Every week at the OperaWatch offices in Northern Soul Towers, our bulging post bag is full of letters asking the same question: why is opera so complex?. Every week I reply, ‘it’s very simple – boy meets girl, girl dies’.
As if to prove my point, I went to two productions by Opera North at The Lowry. In La traviata by Verdi, the girl dies of consumption while in Orpheus by Monteverdi she dies of snake bite, and I don’t mean the lethal cocktail of cider and larger. It was a triumphant return to Salford by Opera North since its stunning Rigoletto at the beginning of the year. Oh, how I’ve missed you.
La traviata is the classic 19th century romantic story of a young man, Alfredo (Oliver Johnston). He is from a good family but falls for an older courtesan, the disreputable Violetta (Máire Flavin). So far, so opera. Alfredo’s family is scandalised and his father, Giorgio Germont (Stephen Gadd), intervenes. He asks Violetta to drop Alfredo to save the family’s name. Knowing that she is unwell, she agrees. Reconciled, Violetta dies in Alfredo’s arms. It was a handsome production as the whole cast, orchestra and production team pulled off a distinctive performance of one of the most popular operas. Flavin’s Violetta was particularly outstanding.

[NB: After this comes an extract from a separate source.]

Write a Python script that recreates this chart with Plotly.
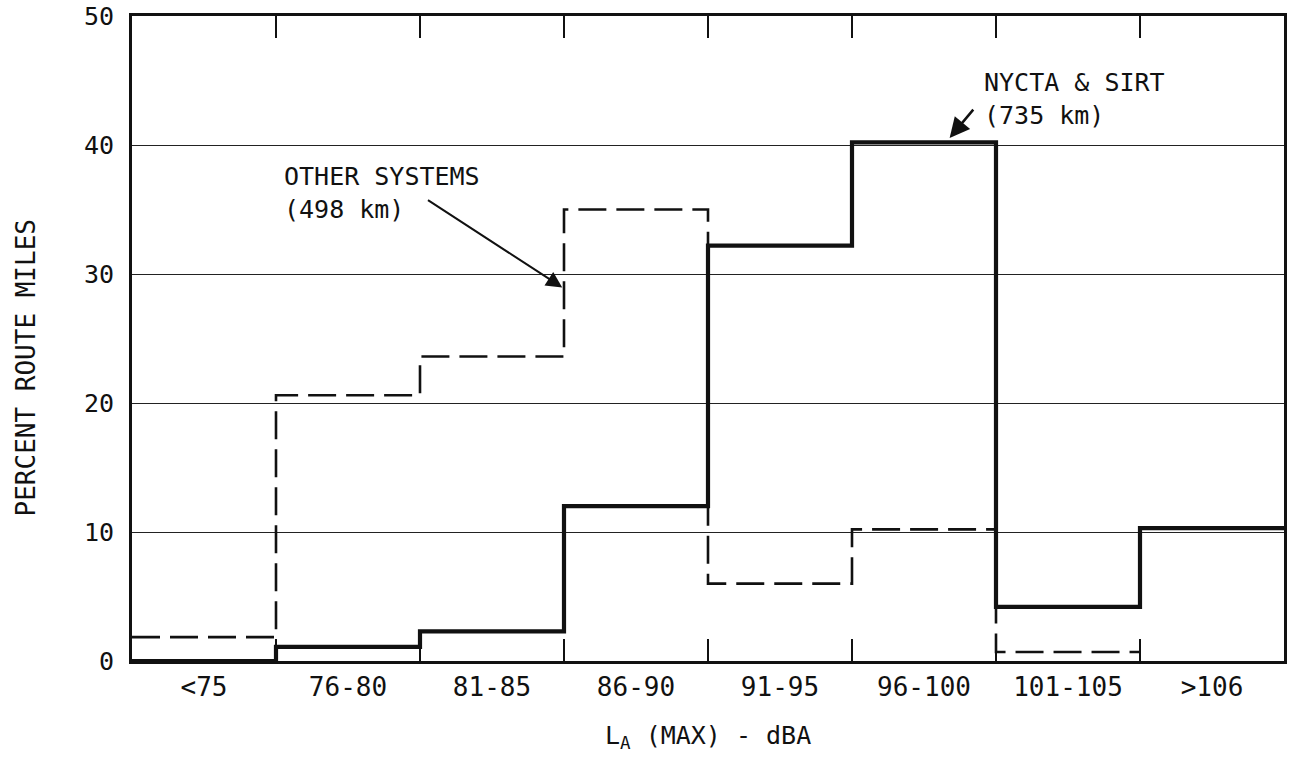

Orpheus is described as Monteverdi reimagined and it will be difficult to write about it in the space I have. If I leave anyone out, please forgive me. The production is a collaboration between Opera North and South Asian Arts-uk. It was an attempt to fuse classical Indian music and baroque opera traditions based on Monteverdi’s 1607 L’Orfeo. It is set in the suburban back garden during the wedding of white Orpheus (Nicolas Watts) and Asian Eurydice (Ashnaa Sasikaran). This marriage forms the basis of the fusion, bringing European and Indian musicians and singers on stage in a rich, colourful setting designed by the award-winning Leslie Travers. It is a joyful, celebratory opening as the couple mark their nuptials with family and friends. It is also a jubilant display of outstanding skill and talent from those on stage. The vocal jousting between two charavaahos (shepherds), Chiranjeeb Chakraborty and Vijay Rajput, was astonishing and a taste of things to come.
As the day unfolds, so does the tragedy. Holding Eurydice’s wedding sari, Silvia (Kezia Bienik) announces that Eurydice is dead, killed by a snake bite. Despair and gloom envelops the cast as Orpheus sinks into a bottomless pit of grief for his lost love. He resolves to enter the Land of the Dead and bring her back. In a wondrous display of vocal dexterity, Caronte the ferryman (Kaviraj Singh) refuses to let Orpheus cross the river Styx. Orpheus lulls Caronte to sleep and crosses the river. Charmed by his tale of loss, Proserpina (Chandra Chakraborty) Queen of the Dead, in a mesmerising aria, convinces her husband Pluto (Dean Robinson) to allow Eurydice to return to the land of the living provided that Orpheus does not look back at her as she follows him. He looks back and Eurydice is lost forever.
Back in the garden, Orpheus is consoled first with a breathless battle of drumming by Shahbaz Hussain on the tabla and RN Prakash on the ghatam. It brought the biggest cheer of the night. The guru-god Apollo (Kirpal Singh Panesar) on the dilruba gives him a melodic life lesson in the acceptance of heartbreak and to embrace happiness over despair. The whole cast come together in a final chorus that left the audience leaping to their feet in a spontaneous standing ovation.
Musical directors Laurence Cummings (on harpsichord) and Jasdeep Singh Degun (on sitar) along with Anna Himali Howard have made one of the most exquisite and moving operas I have ever had the privilege to witness. The interweaving of the two musical traditions is pure creative genius. Just brilliant. When I finally cross that river, I hope that Proserpina is there to greet me.